--- AVAILABLE DATA ---
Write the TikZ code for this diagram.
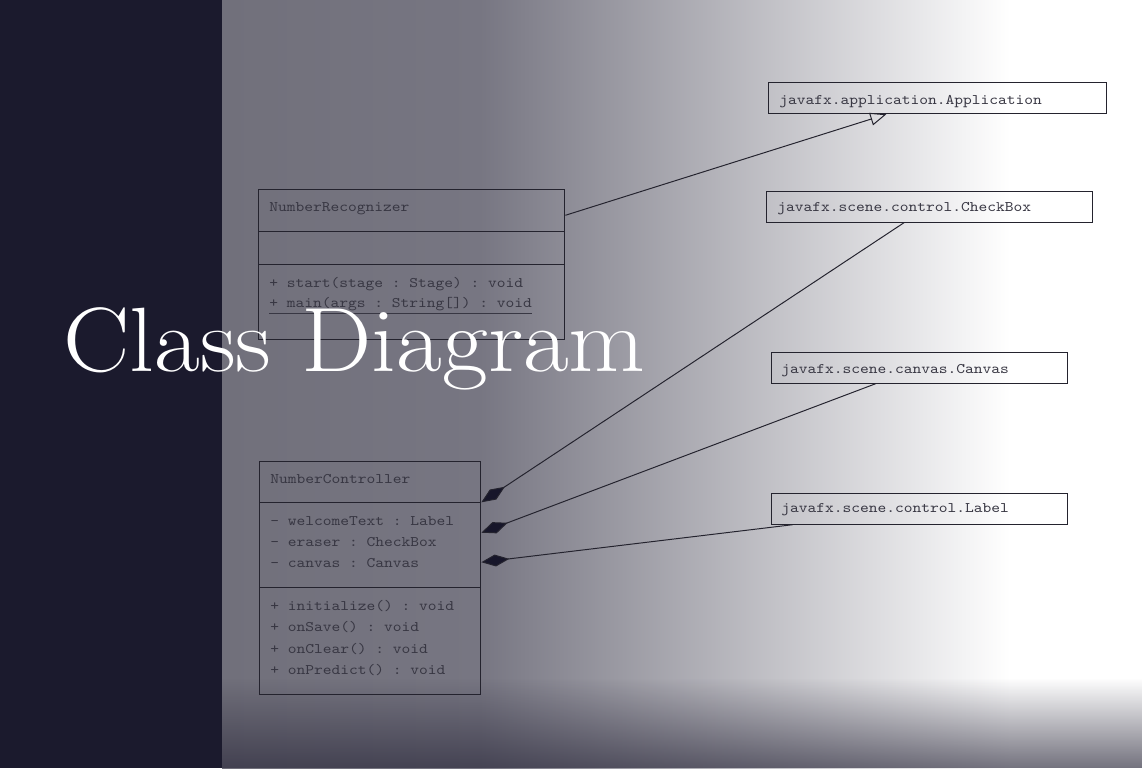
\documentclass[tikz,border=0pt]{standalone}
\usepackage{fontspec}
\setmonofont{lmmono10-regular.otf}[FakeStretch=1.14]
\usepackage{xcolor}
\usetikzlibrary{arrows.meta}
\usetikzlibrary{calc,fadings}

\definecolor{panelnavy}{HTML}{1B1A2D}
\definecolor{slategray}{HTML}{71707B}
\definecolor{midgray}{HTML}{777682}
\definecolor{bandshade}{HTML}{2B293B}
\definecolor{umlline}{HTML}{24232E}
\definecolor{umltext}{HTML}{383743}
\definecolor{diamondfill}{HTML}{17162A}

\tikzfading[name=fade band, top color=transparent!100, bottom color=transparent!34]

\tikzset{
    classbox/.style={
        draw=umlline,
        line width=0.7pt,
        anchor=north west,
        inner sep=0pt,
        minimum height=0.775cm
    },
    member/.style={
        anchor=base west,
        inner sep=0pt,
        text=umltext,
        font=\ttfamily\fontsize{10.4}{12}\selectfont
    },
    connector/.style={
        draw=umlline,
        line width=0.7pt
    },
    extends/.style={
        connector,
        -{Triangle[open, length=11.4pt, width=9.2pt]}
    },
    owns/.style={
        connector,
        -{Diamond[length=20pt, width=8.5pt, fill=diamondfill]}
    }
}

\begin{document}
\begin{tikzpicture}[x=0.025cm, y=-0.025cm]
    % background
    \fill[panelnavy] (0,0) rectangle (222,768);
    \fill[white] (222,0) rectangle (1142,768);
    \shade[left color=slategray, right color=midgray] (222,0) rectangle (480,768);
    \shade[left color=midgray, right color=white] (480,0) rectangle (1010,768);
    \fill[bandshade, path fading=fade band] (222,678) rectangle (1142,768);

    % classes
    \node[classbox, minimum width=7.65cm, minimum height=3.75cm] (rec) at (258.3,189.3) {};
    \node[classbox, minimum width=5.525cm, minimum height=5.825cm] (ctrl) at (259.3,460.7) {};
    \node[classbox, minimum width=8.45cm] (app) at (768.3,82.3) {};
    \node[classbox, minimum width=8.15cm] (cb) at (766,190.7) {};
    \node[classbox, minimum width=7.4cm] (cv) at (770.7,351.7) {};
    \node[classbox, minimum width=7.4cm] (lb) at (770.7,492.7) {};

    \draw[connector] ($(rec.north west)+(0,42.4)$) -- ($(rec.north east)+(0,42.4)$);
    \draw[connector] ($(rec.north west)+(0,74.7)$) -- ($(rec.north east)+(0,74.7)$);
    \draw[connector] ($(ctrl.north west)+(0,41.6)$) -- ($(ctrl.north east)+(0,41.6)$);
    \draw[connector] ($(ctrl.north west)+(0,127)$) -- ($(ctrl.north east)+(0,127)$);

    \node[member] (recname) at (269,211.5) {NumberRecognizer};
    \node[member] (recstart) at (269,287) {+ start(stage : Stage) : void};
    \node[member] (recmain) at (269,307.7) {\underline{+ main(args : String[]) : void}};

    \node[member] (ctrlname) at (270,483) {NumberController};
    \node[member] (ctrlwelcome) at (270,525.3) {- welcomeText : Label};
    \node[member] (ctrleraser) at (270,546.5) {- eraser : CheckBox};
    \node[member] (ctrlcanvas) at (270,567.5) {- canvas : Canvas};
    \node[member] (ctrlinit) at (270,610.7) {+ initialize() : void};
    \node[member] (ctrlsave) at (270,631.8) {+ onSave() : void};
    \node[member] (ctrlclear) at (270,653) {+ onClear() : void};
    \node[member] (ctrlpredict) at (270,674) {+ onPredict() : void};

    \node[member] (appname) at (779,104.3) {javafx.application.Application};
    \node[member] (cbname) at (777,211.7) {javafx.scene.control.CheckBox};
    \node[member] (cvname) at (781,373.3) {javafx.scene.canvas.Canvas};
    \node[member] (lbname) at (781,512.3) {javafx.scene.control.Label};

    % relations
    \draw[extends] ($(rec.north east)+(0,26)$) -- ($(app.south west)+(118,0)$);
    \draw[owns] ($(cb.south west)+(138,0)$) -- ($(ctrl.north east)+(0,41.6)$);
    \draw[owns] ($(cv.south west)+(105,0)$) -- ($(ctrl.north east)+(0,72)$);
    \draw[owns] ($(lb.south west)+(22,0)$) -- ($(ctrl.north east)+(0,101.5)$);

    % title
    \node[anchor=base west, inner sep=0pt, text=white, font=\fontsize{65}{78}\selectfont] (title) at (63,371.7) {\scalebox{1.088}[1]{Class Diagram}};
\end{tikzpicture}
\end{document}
---
SET TASK:
Omitting all pictures, restate exactly the lines of the material from its start through the line that contains "color=transparent!100, bottom color=transparent!34]".

WRITTEN SOLUTION:
Write the TikZ code for this diagram.
\documentclass[tikz,border=0pt]{standalone}
\usepackage{fontspec}
\setmonofont{lmmono10-regular.otf}[FakeStretch=1.14]
\usepackage{xcolor}
\usetikzlibrary{arrows.meta}
\usetikzlibrary{calc,fadings}

\definecolor{panelnavy}{HTML}{1B1A2D}
\definecolor{slategray}{HTML}{71707B}
\definecolor{midgray}{HTML}{777682}
\definecolor{bandshade}{HTML}{2B293B}
\definecolor{umlline}{HTML}{24232E}
\definecolor{umltext}{HTML}{383743}
\definecolor{diamondfill}{HTML}{17162A}

\tikzfading[name=fade band, top color=transparent!100, bottom color=transparent!34]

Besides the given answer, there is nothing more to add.